Year
2011
Abstract
Active measurements were performed using a 10-MeV electron linear accelerator with custom inspection objects containing various nuclear and nonnuclear materials available at the Idaho National Laboratory’s (INL) Zero Power Physics Reactor (ZPPR) facility. The inspection objects were assembled from unirradiated ZPPR fuel plate materials to evaluate a photonuclear inspection technology for the characterization of plutonium or highly-enriched uranium materials shielded by other nuclear and/or non-nuclear materials.
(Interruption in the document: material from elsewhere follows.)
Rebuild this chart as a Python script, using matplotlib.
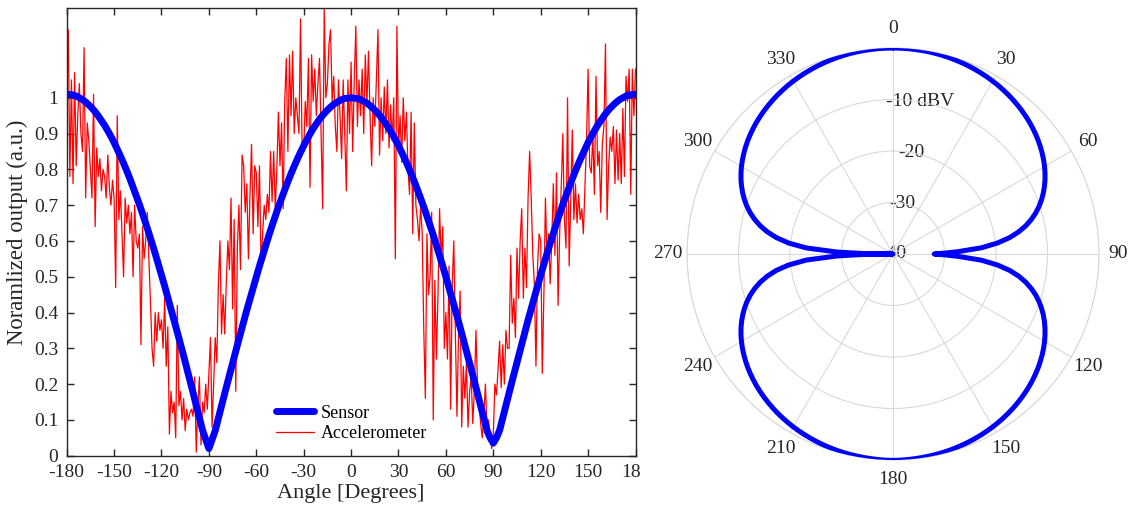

A series of pulsed photonuclear, time-correlated measurements were performed with known quantities of unshielded calibration materials and with unknown quantities of nuclear material having more complex composite shield configurations. The measurements used multiple 3He detectors that are designed to detect delayed neutrons between interrogation pulses of an electron linear accelerator. The accelerator produced 10-MeV bremsstrahlung X-rays at a repetition rate of 125 Hz (8 ms between pulses) with a 4- ?second pulse width. All inspected objects were positioned on beam centerline and 100 cm from the X-ray photon source. The time-correlated data was collected using a Los Alamos National Laboratory (LANL)- designed, list-mode acquisition system. A combination of different experimental configurations and data analysis methods enabled the successful material detection/characterization of each inspection object. This paper describes the experimental configuration, the ZPPR inspection objects used, the various measurement types, and overall results for each unknown inspection object.